Make an exact copy of the data below, leaving out every picture.

**COLLECTED DATA:**
## begin
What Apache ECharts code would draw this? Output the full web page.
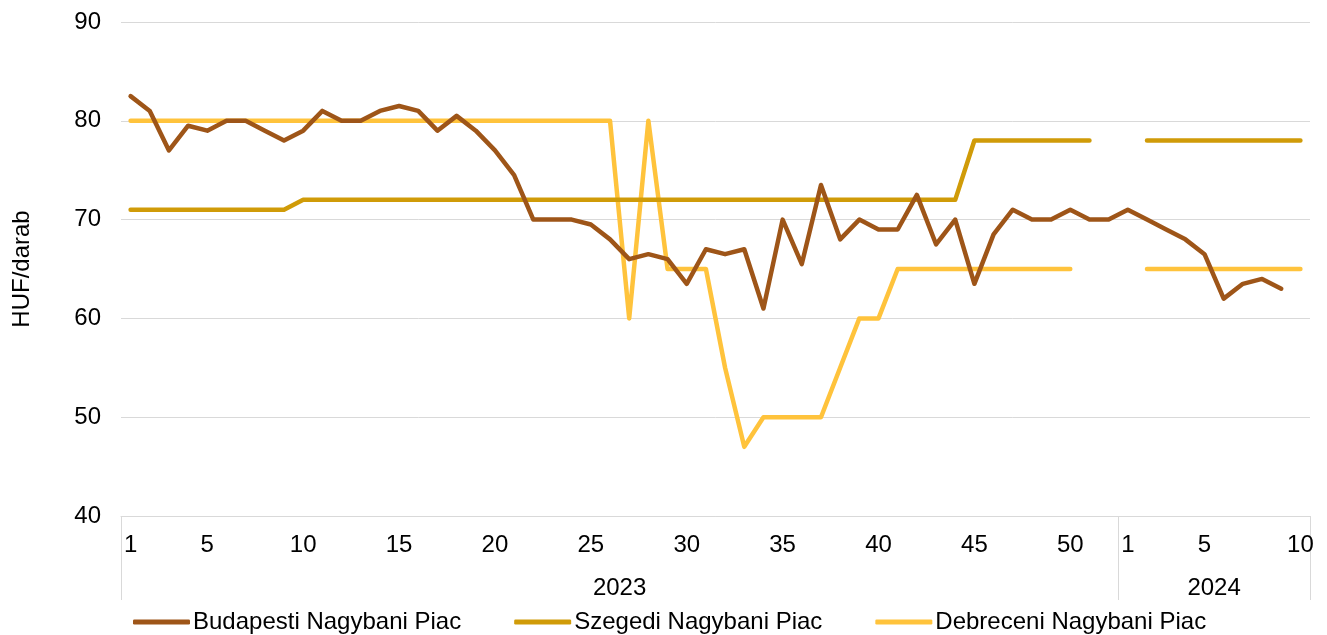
<!DOCTYPE html>
<html>
<head>
<meta charset="utf-8">
<script src="https://cdn.jsdelivr.net/npm/echarts@6/dist/echarts.min.js"></script>
<style>
html,body{margin:0;padding:0;background:#fff;}
#chart{width:1327px;height:635px;}
</style>
</head>
<body>
<div id="chart"></div>
<script>
// Categories: weeks of 2023 (1-52) and 2024 (1-10)
const years = ['2023', '2024'];
const weeks2023 = Array.from({length: 52}, (_, i) => String(i + 1));
const weeks2024 = Array.from({length: 10}, (_, i) => String(i + 1));
const shownWeekLabels = ['1', '5', '10', '15', '20', '25', '30', '35', '40', '45', '50'];

const seriesNames = ['Budapesti Nagybani Piac', 'Szegedi Nagybani Piac', 'Debreceni Nagybani Piac'];

// HUF/darab values (2023 w1..w52, then 2024 w1..w10)
const budapest = [
  82.5, 81, 77, 79.5, 79, 80, 80, 79, 78, 79,
  81, 80, 80, 81, 81.5, 81, 79, 80.5, 79, 77,
  74.5, 70, 70, 70, 69.5, 68, 66, 66.5, 66, 63.5,
  67, 66.5, 67, 61, 70, 65.5, 73.5, 68, 70, 69,
  69, 72.5, 67.5, 70, 63.5, 68.5, 71, 70, 70, 71,
  70, 70,
  71, 70, 69, 68, 66.5, 62, 63.5, 64, 63, null
];
const szeged = [
  71, 71, 71, 71, 71, 71, 71, 71, 71, 72,
  72, 72, 72, 72, 72, 72, 72, 72, 72, 72,
  72, 72, 72, 72, 72, 72, 72, 72, 72, 72,
  72, 72, 72, 72, 72, 72, 72, 72, 72, 72,
  72, 72, 72, 72, 78, 78, 78, 78, 78, 78,
  78, null,
  null, 78, 78, 78, 78, 78, 78, 78, 78, 78
];
const debrecen = [
  80, 80, 80, 80, 80, 80, 80, 80, 80, 80,
  80, 80, 80, 80, 80, 80, 80, 80, 80, 80,
  80, 80, 80, 80, 80, 80, 60, 80, 65, 65,
  65, 55, 47, 50, 50, 50, 50, 55, 60, 60,
  65, 65, 65, 65, 65, 65, 65, 65, 65, 65,
  null, null,
  null, 65, 65, 65, 65, 65, 65, 65, 65, 65
];

const yTicks = {min: 40, max: 90, interval: 10};
const colors = ['#9E5518', '#D09B08', '#FFC33C'];

// Build category data (unique keys, label = week number)
const categories = weeks2023.map(w => years[0] + '|' + w).concat(weeks2024.map(w => years[1] + '|' + w));
const n1 = weeks2023.length, nAll = categories.length;
// Year axis: boundary points (nAll+1), year label at middle of each block
const yearAxisData = Array.from({length: nAll + 1}, () => '');
yearAxisData[Math.round(n1 / 2)] = years[0];
yearAxisData[n1 + Math.round(weeks2024.length / 2)] = years[1];
const separators = [0, n1, nAll];

const FONT = 'Liberation Sans, Arial, sans-serif';
const chart = echarts.init(document.getElementById('chart'));
chart.setOption({
  animation: false,
  backgroundColor: '#fff',
  color: colors,
  textStyle: {fontFamily: FONT},
  grid: {left: 121, right: 17, top: 22, bottom: 119, containLabel: false},
  legend: {
    data: seriesNames,
    left: 133, top: 610,
    padding: 0,
    icon: 'roundRect',
    itemWidth: 57, itemHeight: 5,
    itemGap: 53,
    textStyle: {fontSize: 24, color: '#000', fontFamily: FONT, padding: [0, 0, 0, -2]}
  },
  xAxis: [{
    type: 'category',
    data: categories,
    boundaryGap: true,
    axisLine: {show: true, lineStyle: {color: '#d9d9d9', width: 1}},
    axisTick: {show: false},
    axisLabel: {
      interval: (i, v) => shownWeekLabels.includes(v.split('|')[1]),
      formatter: v => v.split('|')[1],
      fontSize: 24, color: '#000', margin: 17, fontFamily: FONT
    },
    splitLine: {show: false}
  }, {
    type: 'category',
    data: yearAxisData,
    boundaryGap: false,
    position: 'bottom',
    axisLine: {show: false},
    axisTick: {show: true, interval: (i) => separators.includes(i), length: 84, lineStyle: {color: '#d9d9d9', width: 1}},
    axisLabel: {interval: 0, fontSize: 24, color: '#000', margin: 60, fontFamily: FONT},
    splitLine: {show: false}
  }],
  yAxis: {
    type: 'value',
    min: yTicks.min, max: yTicks.max, interval: yTicks.interval,
    name: 'HUF/darab',
    nameLocation: 'middle',
    nameRotate: 90,
    nameGap: 87,
    nameTextStyle: {fontSize: 24, color: '#000', fontFamily: FONT},
    axisLine: {show: false},
    axisTick: {show: false},
    axisLabel: {fontSize: 24, color: '#000', margin: 20, fontFamily: FONT},
    splitLine: {lineStyle: {color: '#d9d9d9', width: 1}}
  },
  series: [budapest, szeged, debrecen].map((d, k) => ({
    name: seriesNames[k],
    type: 'line',
    data: d,
    xAxisIndex: 0,
    symbol: 'none',
    connectNulls: false,
    z: 3 - k,
    lineStyle: {width: 4.5, color: colors[k], cap: 'round', join: 'round'},
    itemStyle: {color: colors[k]}
  }))
});
</script>
</body>
</html>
## end
**REPLY TO THE EXERCISE:**
What Apache ECharts code would draw this? Output the full web page.
<!DOCTYPE html>
<html>
<head>
<meta charset="utf-8">
<script src="https://cdn.jsdelivr.net/npm/echarts@6/dist/echarts.min.js"></script>
<style>
html,body{margin:0;padding:0;background:#fff;}
#chart{width:1327px;height:635px;}
</style>
</head>
<body>
<div id="chart"></div>
<script>
// Categories: weeks of 2023 (1-52) and 2024 (1-10)
const years = ['2023', '2024'];
const weeks2023 = Array.from({length: 52}, (_, i) => String(i + 1));
const weeks2024 = Array.from({length: 10}, (_, i) => String(i + 1));
const shownWeekLabels = ['1', '5', '10', '15', '20', '25', '30', '35', '40', '45', '50'];

const seriesNames = ['Budapesti Nagybani Piac', 'Szegedi Nagybani Piac', 'Debreceni Nagybani Piac'];

// HUF/darab values (2023 w1..w52, then 2024 w1..w10)
const budapest = [
  82.5, 81, 77, 79.5, 79, 80, 80, 79, 78, 79,
  81, 80, 80, 81, 81.5, 81, 79, 80.5, 79, 77,
  74.5, 70, 70, 70, 69.5, 68, 66, 66.5, 66, 63.5,
  67, 66.5, 67, 61, 70, 65.5, 73.5, 68, 70, 69,
  69, 72.5, 67.5, 70, 63.5, 68.5, 71, 70, 70, 71,
  70, 70,
  71, 70, 69, 68, 66.5, 62, 63.5, 64, 63, null
];
const szeged = [
  71, 71, 71, 71, 71, 71, 71, 71, 71, 72,
  72, 72, 72, 72, 72, 72, 72, 72, 72, 72,
  72, 72, 72, 72, 72, 72, 72, 72, 72, 72,
  72, 72, 72, 72, 72, 72, 72, 72, 72, 72,
  72, 72, 72, 72, 78, 78, 78, 78, 78, 78,
  78, null,
  null, 78, 78, 78, 78, 78, 78, 78, 78, 78
];
const debrecen = [
  80, 80, 80, 80, 80, 80, 80, 80, 80, 80,
  80, 80, 80, 80, 80, 80, 80, 80, 80, 80,
  80, 80, 80, 80, 80, 80, 60, 80, 65, 65,
  65, 55, 47, 50, 50, 50, 50, 55, 60, 60,
  65, 65, 65, 65, 65, 65, 65, 65, 65, 65,
  null, null,
  null, 65, 65, 65, 65, 65, 65, 65, 65, 65
];

const yTicks = {min: 40, max: 90, interval: 10};
const colors = ['#9E5518', '#D09B08', '#FFC33C'];

// Build category data (unique keys, label = week number)
const categories = weeks2023.map(w => years[0] + '|' + w).concat(weeks2024.map(w => years[1] + '|' + w));
const n1 = weeks2023.length, nAll = categories.length;
// Year axis: boundary points (nAll+1), year label at middle of each block
const yearAxisData = Array.from({length: nAll + 1}, () => '');
yearAxisData[Math.round(n1 / 2)] = years[0];
yearAxisData[n1 + Math.round(weeks2024.length / 2)] = years[1];
const separators = [0, n1, nAll];

const FONT = 'Liberation Sans, Arial, sans-serif';
const chart = echarts.init(document.getElementById('chart'));
chart.setOption({
  animation: false,
  backgroundColor: '#fff',
  color: colors,
  textStyle: {fontFamily: FONT},
  grid: {left: 121, right: 17, top: 22, bottom: 119, containLabel: false},
  legend: {
    data: seriesNames,
    left: 133, top: 610,
    padding: 0,
    icon: 'roundRect',
    itemWidth: 57, itemHeight: 5,
    itemGap: 53,
    textStyle: {fontSize: 24, color: '#000', fontFamily: FONT, padding: [0, 0, 0, -2]}
  },
  xAxis: [{
    type: 'category',
    data: categories,
    boundaryGap: true,
    axisLine: {show: true, lineStyle: {color: '#d9d9d9', width: 1}},
    axisTick: {show: false},
    axisLabel: {
      interval: (i, v) => shownWeekLabels.includes(v.split('|')[1]),
      formatter: v => v.split('|')[1],
      fontSize: 24, color: '#000', margin: 17, fontFamily: FONT
    },
    splitLine: {show: false}
  }, {
    type: 'category',
    data: yearAxisData,
    boundaryGap: false,
    position: 'bottom',
    axisLine: {show: false},
    axisTick: {show: true, interval: (i) => separators.includes(i), length: 84, lineStyle: {color: '#d9d9d9', width: 1}},
    axisLabel: {interval: 0, fontSize: 24, color: '#000', margin: 60, fontFamily: FONT},
    splitLine: {show: false}
  }],
  yAxis: {
    type: 'value',
    min: yTicks.min, max: yTicks.max, interval: yTicks.interval,
    name: 'HUF/darab',
    nameLocation: 'middle',
    nameRotate: 90,
    nameGap: 87,
    nameTextStyle: {fontSize: 24, color: '#000', fontFamily: FONT},
    axisLine: {show: false},
    axisTick: {show: false},
    axisLabel: {fontSize: 24, color: '#000', margin: 20, fontFamily: FONT},
    splitLine: {lineStyle: {color: '#d9d9d9', width: 1}}
  },
  series: [budapest, szeged, debrecen].map((d, k) => ({
    name: seriesNames[k],
    type: 'line',
    data: d,
    xAxisIndex: 0,
    symbol: 'none',
    connectNulls: false,
    z: 3 - k,
    lineStyle: {width: 4.5, color: colors[k], cap: 'round', join: 'round'},
    itemStyle: {color: colors[k]}
  }))
});
</script>
</body>
</html>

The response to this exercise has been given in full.